According to Huntington’s Disease Association (HDA) around one in 10,000 people have Huntington's.

Participants in the Phase 3 clinical trial, will undergo lumbar punctures every 2 months for 24 months, where a sample of brain fluid will be taken for analysis, after which, a trial drug (RG6042) or a placebo will be administered into the spinal fluid.

The trial drug is an ASO (antisense oligonucleotide). This is a short strand of genetic code that will bind to the mutant Huntington gene product (mHTT). It is hoped this process will lower the active mHTT levels in the brain and therefore, hopefully slow the progression of HD, and lead to a much-improved quality of life.

11 UK sites along with 15 countries are working towards recruiting 660 patients worldwide into the study, with 50 to 60 recruits coming from the UK.

Paul Hammond and Brother Andrew Hammond
Paul Hammond and Brother Andrew Hammond
Speaking this week, the UK’s first trialist in the study, 63 year old Paul Hammond said:

“It's really exciting to be involved in the study. I have known for around a year and a half that this treatment was on the way. My brother sent me the details of the study after seeing it on the news, so I spoke to my GP and he got me involved with the trial.

“My mum suffered from Huntington's Disease, and I found out in my 40’s that I was going to get sick.
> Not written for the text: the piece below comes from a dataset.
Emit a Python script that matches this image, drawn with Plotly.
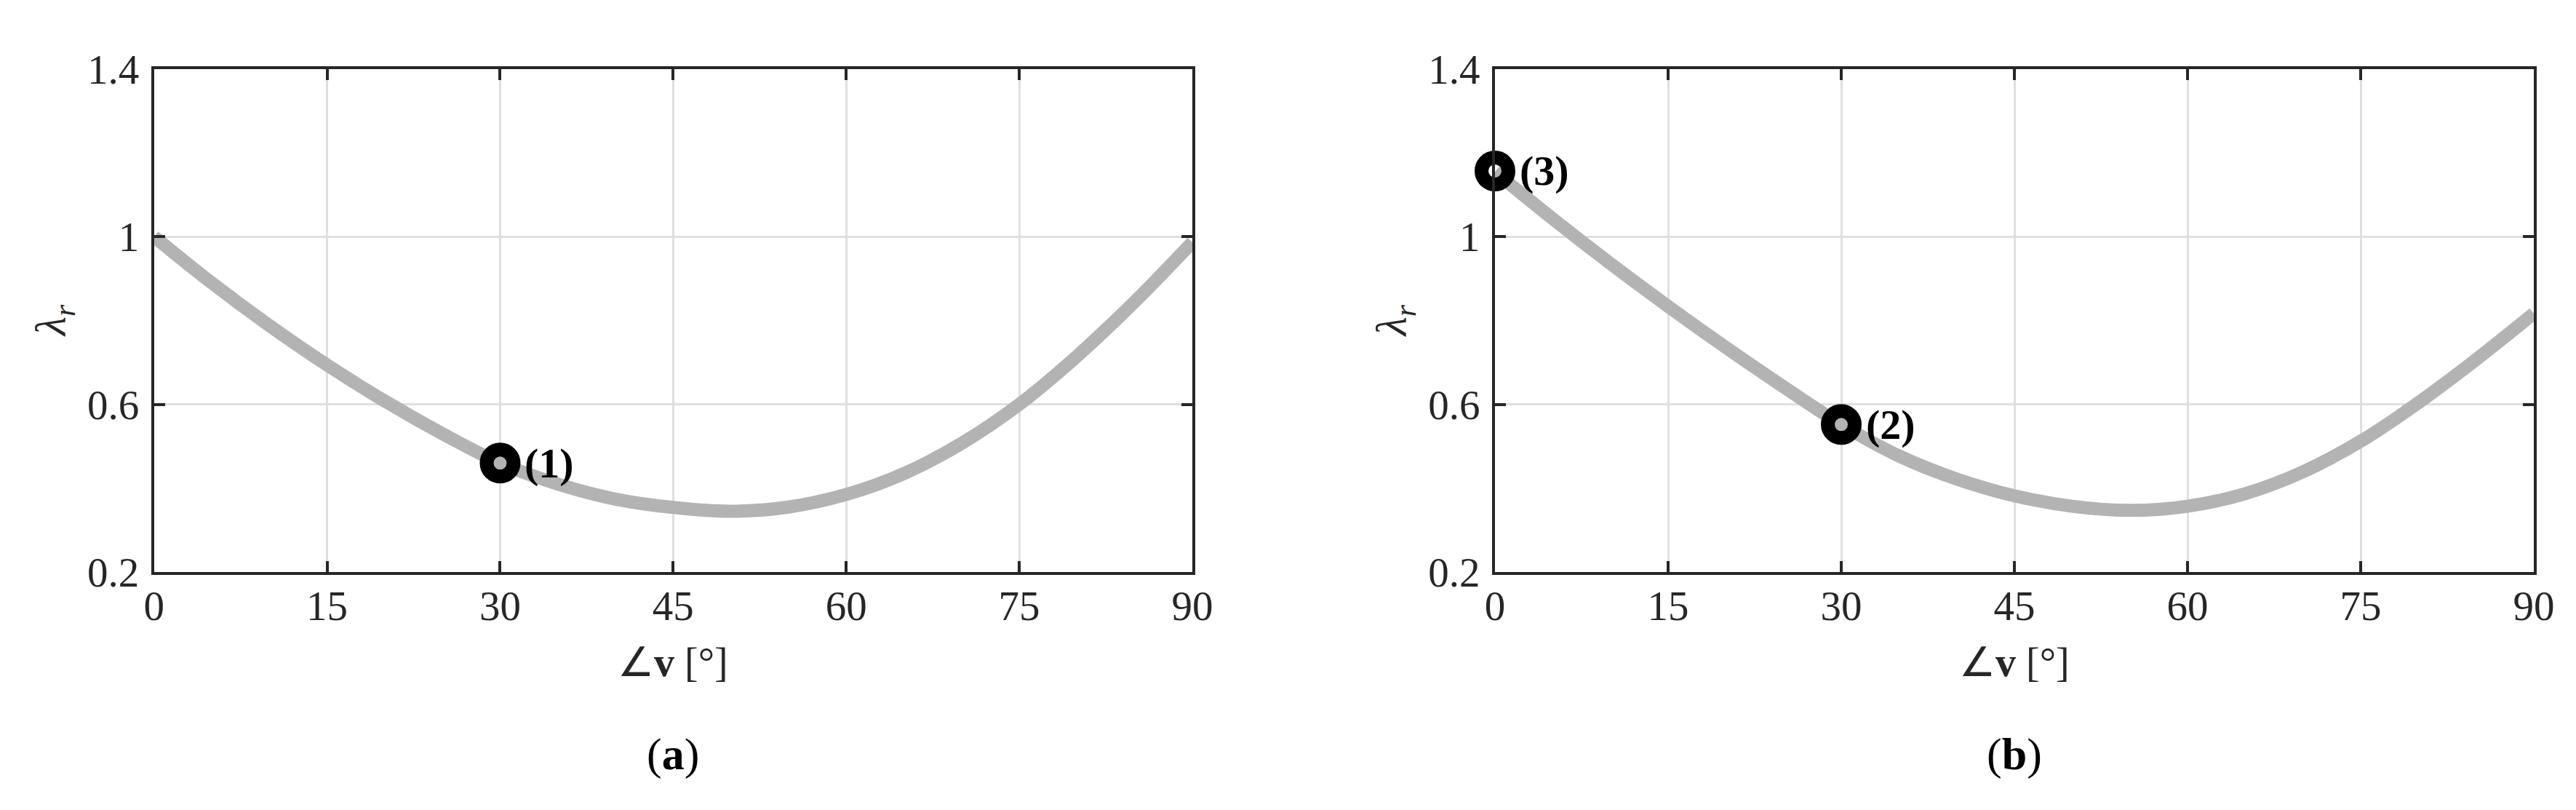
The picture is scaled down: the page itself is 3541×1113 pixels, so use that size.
import plotly.graph_objects as go

# ---- data ----
angle_deg = [0, 5, 10, 15, 20, 25, 30, 35, 40, 45, 50, 55, 60, 65, 70, 75, 80, 85, 90]
lambda_a = [1.000, 0.890, 0.788, 0.694, 0.608, 0.530, 0.460, 0.410, 0.374, 0.354, 0.345,
            0.355, 0.385, 0.435, 0.507, 0.600, 0.715, 0.845, 0.987]
lambda_b = [1.155, 1.043, 0.936, 0.834, 0.736, 0.642, 0.552, 0.477, 0.422, 0.382, 0.357,
            0.347, 0.357, 0.387, 0.439, 0.512, 0.604, 0.707, 0.817]

points_a_x = [30]
points_a_y = [0.460]
points_a_lbl = ["(1)"]
points_b_x = [30, 0]
points_b_y = [0.552, 1.157]
points_b_lbl = ["(2)", "(3)"]

x_ticks = [0, 15, 30, 45, 60, 75, 90]
y_ticks = [0.2, 0.6, 1.0, 1.4]
y_tick_text = ["0.2", "0.6", "1", "1.4"]
captions = ["(<b>a</b>)", "(<b>b</b>)"]

W, H = 3541, 1113
SHIFT = 8  # page body margin offset
FONT = "Liberation Serif"
AX = "#262626"
CURVE = "#b3b3b3"

fig = go.Figure()

panels = [
    dict(xa="x", ya="y", ys=lambda_a, px=points_a_x, py=points_a_y, pl=points_a_lbl),
    dict(xa="x2", ya="y2", ys=lambda_b, px=points_b_x, py=points_b_y, pl=points_b_lbl),
]

for p in panels:
    fig.add_trace(go.Scatter(
        x=angle_deg, y=p["ys"], mode="lines", xaxis=p["xa"], yaxis=p["ya"],
        line=dict(color=CURVE, width=18, shape="spline", smoothing=1.0),
        cliponaxis=False, showlegend=False, hoverinfo="skip"))
    fig.add_trace(go.Scatter(
        x=p["px"], y=p["py"], mode="markers", xaxis=p["xa"], yaxis=p["ya"],
        marker=dict(symbol="circle-open", size=37, color="black",
                    line=dict(color="black", width=19)),
        cliponaxis=False, showlegend=False, hoverinfo="skip"))
    for xv, yv, lb in zip(p["px"], p["py"], p["pl"]):
        fig.add_annotation(
            x=xv, y=yv, xref=p["xa"], yref=p["ya"], text="<b>" + lb + "</b>",
            showarrow=False, xanchor="left", yanchor="middle", xshift=32,
            font=dict(family=FONT, size=58, color="black"))

# plot area pixel boxes (page coordinates)
left_a, right_a = 211.7, 1639.0
left_b, right_b = 2055.0, 3483.0
top, bottom = 95.0, 786.0


def px_x(v):
    return (v - SHIFT) / W


def px_y(v):
    return (H - (v - SHIFT)) / H


axis_common = dict(
    showline=True, linecolor=AX, linewidth=4, mirror="ticks",
    ticks="inside", ticklen=15, tickwidth=4, tickcolor=AX,
    showgrid=True, gridcolor="#dfdfdf", gridwidth=3, zeroline=False,
    automargin=False,
    tickfont=dict(family=FONT, size=57, color=AX),
)

yd = [px_y(bottom), px_y(top)]
fig.update_layout(
    width=W, height=H, autosize=False,
    margin=dict(l=0, r=0, t=0, b=0, pad=0, autoexpand=False),
    paper_bgcolor="white", plot_bgcolor="white",
    xaxis=dict(domain=[px_x(left_a), px_x(right_a)], range=[0, 90], tickvals=x_ticks,
               anchor="y", ticklabelstandoff=-6, **axis_common),
    yaxis=dict(domain=yd, range=[0.2, 1.4], tickvals=y_ticks, ticktext=y_tick_text,
               anchor="x", ticklabelstandoff=5, **axis_common),
    xaxis2=dict(domain=[px_x(left_b), px_x(right_b)], range=[0, 90], tickvals=x_ticks,
                anchor="y2", ticklabelstandoff=-6, **axis_common),
    yaxis2=dict(domain=yd, range=[0.2, 1.4], tickvals=y_ticks, ticktext=y_tick_text,
                anchor="x2", ticklabelstandoff=5, **axis_common),
)

offset = left_b - left_a
for i, cx in enumerate([(left_a + right_a) / 2, (left_b + right_b) / 2]):
    # x-axis title
    fig.add_annotation(x=px_x(cx), y=px_y(910), xref="paper", yref="paper",
                       text="∠<b>v</b> [°]", showarrow=False,
                       xanchor="center", yanchor="middle",
                       font=dict(family=FONT, size=56, color=AX))
    # y-axis title
    fig.add_annotation(x=px_x(74 + i * offset), y=px_y(441), xref="paper", yref="paper",
                       text="<i>λ</i><sub><i>r</i></sub>", showarrow=False, textangle=-90,
                       xanchor="center", yanchor="middle",
                       font=dict(family=FONT, size=60, color=AX))
    # caption
    fig.add_annotation(x=px_x(cx), y=px_y(1036), xref="paper", yref="paper",
                       text=captions[i], showarrow=False,
                       xanchor="center", yanchor="middle",
                       font=dict(family=FONT, size=62, color="black"))

fig.write_html("out.html")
Now there is treatment on trial, it brings me hope, and it changes a lot of things for my family.

“I have two daughters in their 20’s, with one who has started a family of their own, and I feel now that I don't have to worry about their future due to this study.”

Co-ordinating the study at Leeds Teaching Hospitals NHS Trust, Callum Schofield, Genetics Research Practitioner, said:

“Generation-HD1 is the culmination of years of hard work for our HD team here in Leeds.

“It is a hugely ambitious inter-departmental effort, bringing together staff from across the Trust to work on what may be one of the definitive studies in the field of HD research.

“Obviously there is a long way to go yet, but we’re hopeful that this research can finally offer real, tangible hope to our HD families here in Yorkshire, and the HD community as a whole.

“Of course many people will not be able to take part in this research, as the scope for prospective participants is incredibly narrow, but it is important to note that this drug is being tested by other people on their behalf, indeed on behalf of the entire HD community.

“We are exceptionally grateful for our wonderful patients going into this trial, this wouldn’t be possible without them.”